Noch immer werde Sexualpädagogik auch bei der Lehrerausbildung eher stiefmütterlich behandelt. Nur einige Bundesländer, zum Beispiel Hamburg, greifen das Thema bewusst in Literatur, in Spielfilmformaten oder im Kunstunterricht auf.
Das mag überraschen. Denn die jüngste BZgA-Studie zur Jugendsexualität aus den Jahren 2014/15 belegt, wie wichtig Schule neben dem Elternhaus noch immer für sexuelle Bildung ist. 80 Prozent der befragten Jugendlichen gaben an, ihr Wissen über Sexualität, Verhütung oder Schwangerschaft auch aus dem Unterricht zu haben. Für Jungen war die Schule sogar der wichtigste Lernort dafür.
Beate Proll ist Berichterstatterin für die Kultusministerkonferenz für Gesundheitsförderung und Prävention. Sie hält sexuelle Bildung an Schulen heute sogar für wichtiger denn je.
„Dabei geht es auch darum, geradezurücken, was in sozialen Medien falsch dargestellt wird“, sagt sie. „Und auch immer wieder deutlich zu machen, dass das, was beispielsweise auf Porno-Seiten im Internet oder in anderen Medien zu sehen ist, kein Eins-zu-eins-Abbild von Liebe und Sexualität ist. Und kein echter Orientierungspunkt.“
Einen zeitgemäßen Ansatz von sexueller Bildung sieht sie darin, klassischen Wissenserwerb und soziales Lernen zusammenzudenken. „Es geht zum Beispiel darum, Worte für Gefühle zu bekommen. Und wahrzunehmen, wenn einem Situationen komisch vorkommen und dann darüber zu sprechen.“
Familie und Schule gefragt
Schule könne Kommunikationsräume zu den Themen Liebe, Freundschaft und Sexualität schaffen. „Denn Bilder von gelingender Partnerschaft und Zufriedenheit in der Sexualität sind heute oft medial geprägt und nicht selten mit einem Leistungsgedanken versehen“, berichtet Proll. „Ich muss gut aussehen, ich muss mich posen. Es geht häufig um den perfekten Körper, bis hin zum Intimbereich.“ Teenager setze das unter Stress.
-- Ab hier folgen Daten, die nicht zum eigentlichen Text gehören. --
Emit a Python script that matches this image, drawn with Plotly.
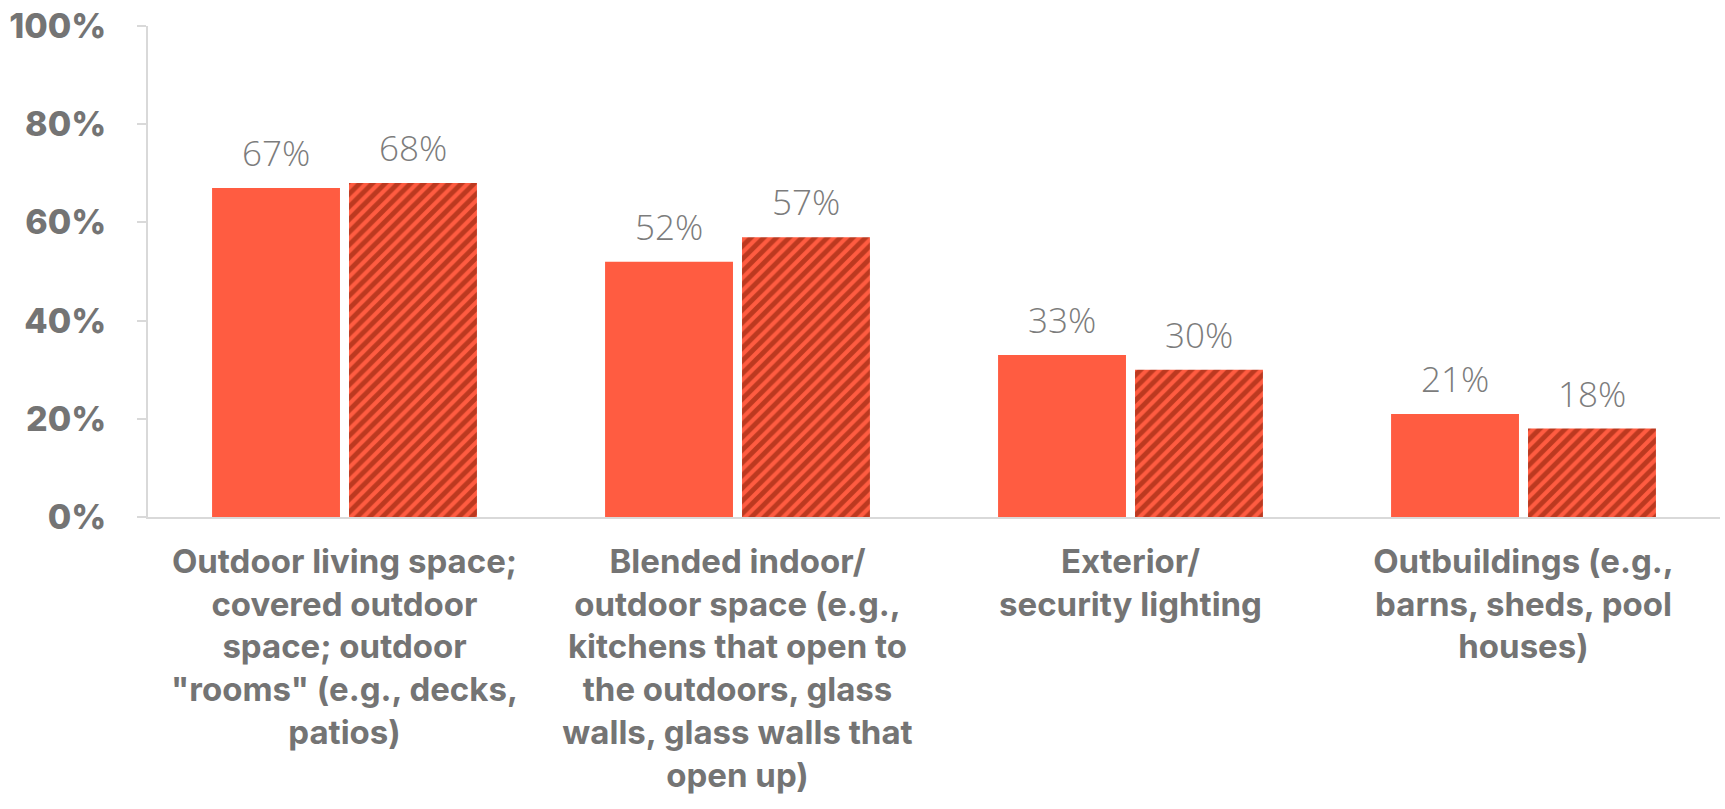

In der heutigen Info-Flut sei es wieder wichtig, einen Kernwissensbestand zu vermitteln, betont Proll, in Hamburg auch Abteilungsleiterin am Landesinstitut für Lehrerbildung und Schulentwicklung. Da gehe es darum, seriöse Quellen wie die BZgA im Internet zu benennen. Ziel sei es, dass junge Leute später bei der Beziehungsgestaltung handlungsfähig seien. „Das ist auch wichtig mit Blick auf sexuelle Gewalt und die Gestaltung gewaltfreier Partnerschaften.“
Zurzeit beobachtet Beate Proll jedoch eher eine neue Unsicherheit in Sachen Aufklärung– auch bei Eltern. „Und zwar nicht nur bei zugewanderten Paaren oder Menschen mit niedrigem Bildungsgrad“, betont sie. Die Spannbreite sei groß. Während manche Eltern Aufklärung zumindest aus der Grundschule gern wieder verbannen möchten, gingen andere davon aus, dass ihre Kinder heute ohnehin alles durch Medien erführen. „Das ist auch nicht gut. Es bleibt bis heute eine Frage, wie familiäre Aufklärung aussieht und wie Schule das ergänzen kann“, sagt Proll.